Condenser microphones are more complex than dynamics and tend to be somewhat more costly. However, condensers can readily be made with higher sensitivity and can provide a smoother, more natural sound, particularly at high frequencies. Flat frequency response and extended frequency range are much easier to obtain in a condenser. In addition, condenser microphones can be made very small without significant loss of performance.

Frequency Response

The frequency response of a microphone is defined by the range of sound (from lowest to highest frequency) that it can reproduce, and by its variation in output within that range. It is the frequency response that determines the basic "sound" of the microphone.

Directionality: How does the microphone respond to sound from different directions?

The directional characteristic of a microphone is defined as the variation of its output when it is oriented at different angles to the direction of the sound. It determines how best to place the microphone relative to the sound source(s) in order to enhance pickup of desired sound and to minimize pickup of undesired sound. The polar pattern of a microphone is the graphical representation of its directionality. The two most common directional types are omni directional and unidirectional.

A microphone that exhibits the same output regardless of its orientation to the sound source will show on a polar graph as a smooth circle and is said to have an omni directional pattern. This indicates that the microphone is equally sensitive to sound coming from all directions. An omni directional microphone can therefore pick up sound from a wide area, but cannot be "aimed" to favor one sound over another. A unidirectional microphone, on the other hand, is most sensitive to sound coming from only one direction. On a polar graph, this will appear as a rounded but non- circular figure. The most common type of unidirectional microphone is called a cardioid, because of its heart- shaped polar pattern.

A cardioid type is most sensitive to sound coming from in front of the microphone (the bottom of the "heart"). On the polar graph this is at 0 degrees, or "on-axis". It is less sensitive to sound reaching the microphone from the sides ("off-axis"), and the direction of least sensitivity is toward the rear (the notch at the top of the "heart"). For any microphone, the direction of least sensitivity (minimum output) is called the null area. For a cardioid pattern, this is at 180 degrees or directly behind the microphone.

Thus, a unidirectional microphone may be aimed at a desired, direct sound by orienting its axis toward the sound. It may also be aimed away from an undesired, direct sound by orienting its null angle toward the sound. In addition, a unidirectional microphone picks up less ambient sound than an omni directional, due to its overall lower sensitivity at the sides and rear. For example, a cardioid picks up only one-third as much ambient sound as an omni directional type.
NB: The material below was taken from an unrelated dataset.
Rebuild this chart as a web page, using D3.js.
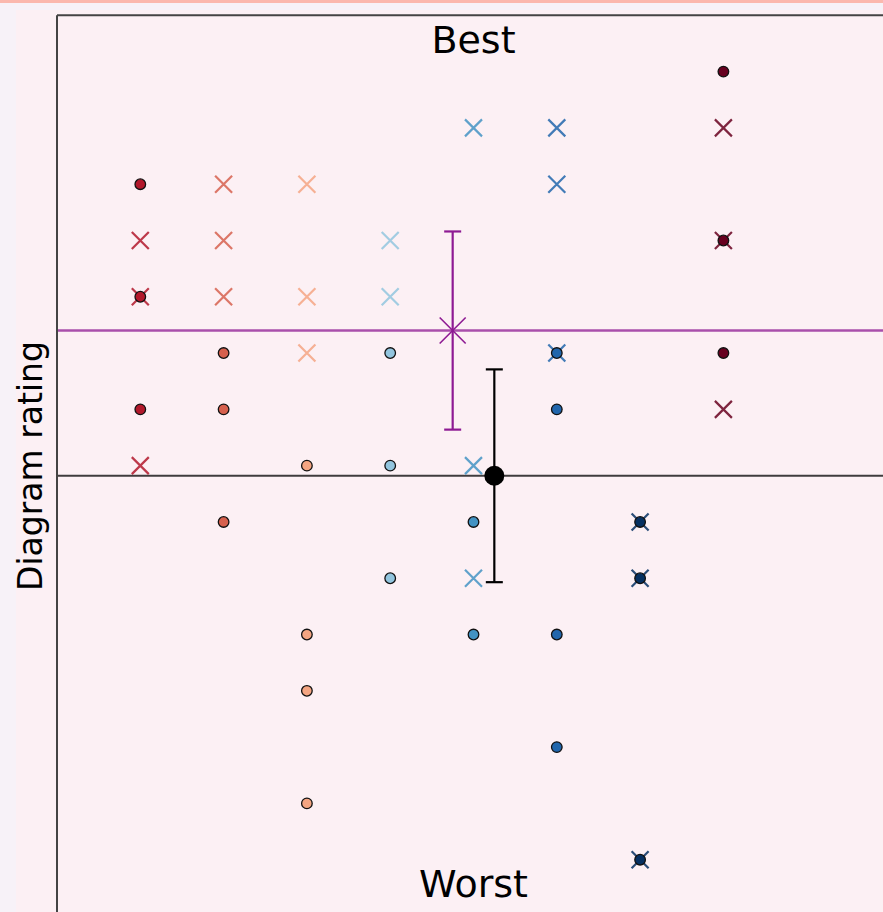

Microphone placement and output

Sounds can be categorized as desired or undesired and that the sound field, or total sound in a space, is made up of both direct sound and ambient sound. The level of direct sound decreases with distance (the inverse-square law) while ambient sound stays at a constant level. The critical distance is the distance (from the sound source) at which the level of direct sound has fallen to the level of the ambient sound. Critical distance is determined by the loudness of the direct sound relative to the loudness of the ambient sound. A quiet talker in a noisy room has a short critical distance while a loud talker in a quiet room has a longer critical distance. In practice, microphones must be placed much closer than the critical distance to get an acceptable ratio of direct-to-ambient sound.